At ISA our job is to create knowledge and transparency for our advertisers across evolving media spaces and make sure that they get the best effectiveness for their spends.
Q: Are media discounts that are not passed on to advertisers a big problem area? And even programmatic buying?
A: It’s not that there is any specific problem area. Many of these areas are normally, reasonably well-known to large advertisers and networks which are very big in India. But we also have a network of medium and small advertisers who don’t necessarily have access to this kind of knowledge. They do not have a large media departments or media professionals who understand and are upskilled in this area.
We are not highlighting any specific issue. We are looking at the whole gamut. We are imparting knowledge and sharing the best practices.
Q: The right to audit mentioned in the charter, especially, scrutiny of vendor contracts may have raised an alarm, too.
A: It’s very fair practice. First of all, let’s for a moment put aside the media relationship. I mean, when you have any relationships between partners, there is a right to audit which exists because you need to know that if you’re sanctioning monies or resources to be spent in a certain way by any partner or third-party vendor, it has gone the right way. That’s a fair right of a person who is doing the spending.
Q: What about the other modules in the charter? When will those be released?
A: So, in the balance five pieces that we will do and in which some work has already started, there is very clearly one module on brand safety when it is placed in digital media. Say, if I’ve told you that my brand should be placed on so-and-so platform in so-and-so environment and if the brand advertising has come in the context of a topic and content which is toxic or and I don’t agree with, there’s a problem. For instance, is your brand safe if you put a kid’s digital banner ad next to a site with adult content? It is an extreme example but then is your brand safe? Therefore the need for brand safety guidelines. It is a very important topic that has emerged globally. In India, it is still evolving. A lot of people still have to understand it.

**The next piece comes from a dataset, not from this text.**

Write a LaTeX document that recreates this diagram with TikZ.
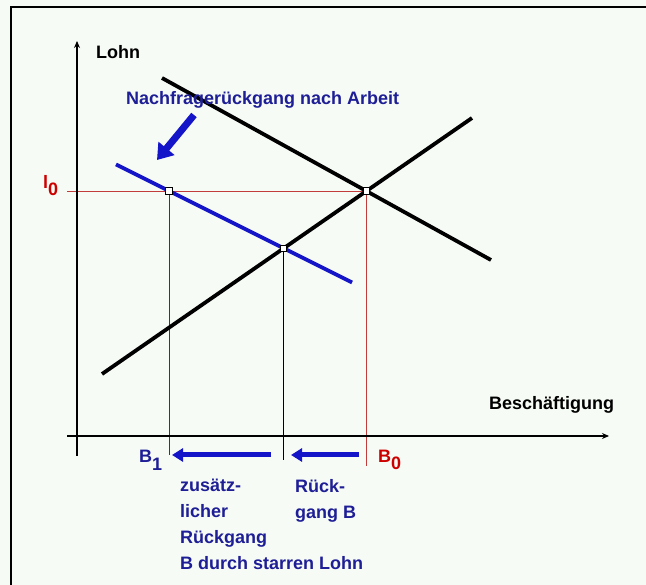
\documentclass[tikz,border=0pt]{standalone}
\usepackage{fontspec}
\setmainfont{Liberation Sans}
\usetikzlibrary{arrows.meta,intersections}
\definecolor{bg}{RGB}{247,251,245}
\definecolor{txtblue}{RGB}{30,30,150}
\definecolor{lineblue}{RGB}{20,20,200}
\definecolor{guideblue}{RGB}{40,40,210}
\definecolor{redtxt}{RGB}{205,0,0}
\definecolor{redline}{RGB}{195,60,60}
\begin{document}
\begin{tikzpicture}[x=1pt,y=-1pt,
  lbl/.style={font=\fontsize{18}{26}\selectfont\bfseries, inner sep=0pt, anchor=west},
  curve/.style={line width=3.8pt},
  guide/.style={line width=1.1pt},
  axis/.style={line width=1.8pt},
  eqpt/.style={draw=black, fill=white, line width=0.9pt, minimum size=6.5pt, inner sep=0pt, rectangle},
  bigarrow/.style={lineblue, line width=5pt, -{Triangle[length=11pt,width=13pt]}},
  fatarrow/.style={lineblue, line width=7pt, -{Triangle[length=15pt,width=20pt]}}
]
\useasboundingbox (0,0) rectangle (646,585);
\fill[bg] (0,0) rectangle (646,585);
\draw[line width=2.6pt] (11,585) -- (11,7) -- (646,7);

% key points
\coordinate (d1) at (162,78);
\coordinate (d2) at (491,260);
\coordinate (s1) at (102,374);
\coordinate (s2) at (472,118);
\coordinate (n1) at (116,164.5);
\coordinate (n2) at (352,282.5);
\path[name path=D] (d1) -- (d2);
\path[name path=S] (s1) -- (s2);
\path[name path=N] (n1) -- (n2);
\path[name intersections={of=D and S, by=E0}];
\path[name intersections={of=N and S, by=E1}];
\coordinate (hl) at (67,0 |- E0);
\path[name path=H] (hl) -- ([xshift=400pt]hl);
\path[name intersections={of=N and H, by=Pn}];
\coordinate (r0) at (E0 |- 0,466);
\coordinate (r1) at (Pn |- 0,455);
\coordinate (r2) at (E1 |- 0,460);

% guides
\draw[guide, draw=redline] (hl) -- (E0) -- (r0);
\draw[guide, draw=guideblue] (Pn) -- (r1);
\draw[guide, draw=black] (E1) -- (r2);

% axes
\coordinate (yb) at (77,456);
\coordinate (yt) at (77,41);
\coordinate (xl) at (67,436);
\coordinate (xr) at (609,436);
\draw[axis, -{Stealth[length=7pt,width=6pt]}] (yb) -- (yt);
\draw[axis, -{Stealth[length=7pt,width=6pt]}] (xl) -- (xr);

% curves
\draw[curve, black] (d1) -- (d2);
\draw[curve, black] (s1) -- (s2);
\draw[curve, lineblue] (n1) -- (n2);

% equilibrium markers
\node[eqpt] (m0) at (E0) {};
\node[eqpt] (m1) at (E1) {};
\node[eqpt] (mp) at (Pn) {};

% labels
\node[lbl] (lohn) at (96,52) {Lohn};
\node[lbl, txtblue] (nach) at (126,100) {Nachfragerückgang nach Arbeit};
\node[lbl, redtxt] (l0) at (43,186) {l\raisebox{-7pt}{0}};
\node[lbl] (besch) at (489,405) {Beschäftigung};
\node[lbl, txtblue] (B1) at (139,460) {B\raisebox{-8pt}{1}};
\node[lbl, redtxt] (B0) at (378,460) {B\raisebox{-7pt}{0}};
\node[lbl, txtblue, anchor=north west, align=left] (zus) at (180,479)
  {zusätz-\\licher\\Rückgang\\B durch starren Lohn};
\node[lbl, txtblue, anchor=north west, align=left] (rueck) at (295,479)
  {Rück-\\gang B};

% blue arrows
\coordinate (fa1) at (194,115);
\coordinate (fa2) at (157,160);
\draw[fatarrow] (fa1) -- (fa2);
\coordinate (a1s) at (271,455);
\coordinate (a1e) at (172,455);
\coordinate (a2s) at (359,455);
\coordinate (a2e) at (291,455);
\draw[bigarrow] (a1s) -- (a1e);
\draw[bigarrow] (a2s) -- (a2e);
\end{tikzpicture}
\end{document}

We have formed sub-committees which are working on each of the next phases of our full media charter. These sub-committee have been formed from within our advertising partners and their media heads. And we are also taking members from among publishers and Advertising Agencies Association of India (AAAI) so that we can form a very collaborative and jointly implementable guideline.
Work is also happening on viewability – the definition of viewability in digital media and first party data usage and transparency practices. That’s an evolving digital piece. Then there is ad fraud that can happen when you advertise on digital media where you are paying for impressions but they may be a bots.
And the last one on media measurement is very big and may take more time as it has larger pilots to be done. But we would like to finish the other four by end of this calendar year.
Q: ISA charter has also put agency remuneration on its list. Ad agencies say they are already squeezed for funds and work on extremely low fees and commissions making it difficult to hire talent.
A: It is very difficult for us to comment on what percentage is right for any agency. Every agency has its own infrastructure, talent pool, number of clients and the services it offers. Obviously, the intent is not to squeeze anybody to make it unviable. The intent is to establish a transparent fair practice. We are not giving any percentages. We are saying multiple models exist and what are the things they could build into their models.
Q: Has ISA suddenly woken up and turned active after all these years?
A: No, it is a very active body. We have a media forum which works on multiple media related issues. We impart a lot of knowledge to our members regularly, through the ISA Knowledge Series. ISA is on the board of the television measurement agency BARC where we play a pretty balancing, principled role in terms of ensuring that advertisers actually pay for what India watches.
We have been very active but some of the headlines are because we have launched a very big module which is attracting limelight.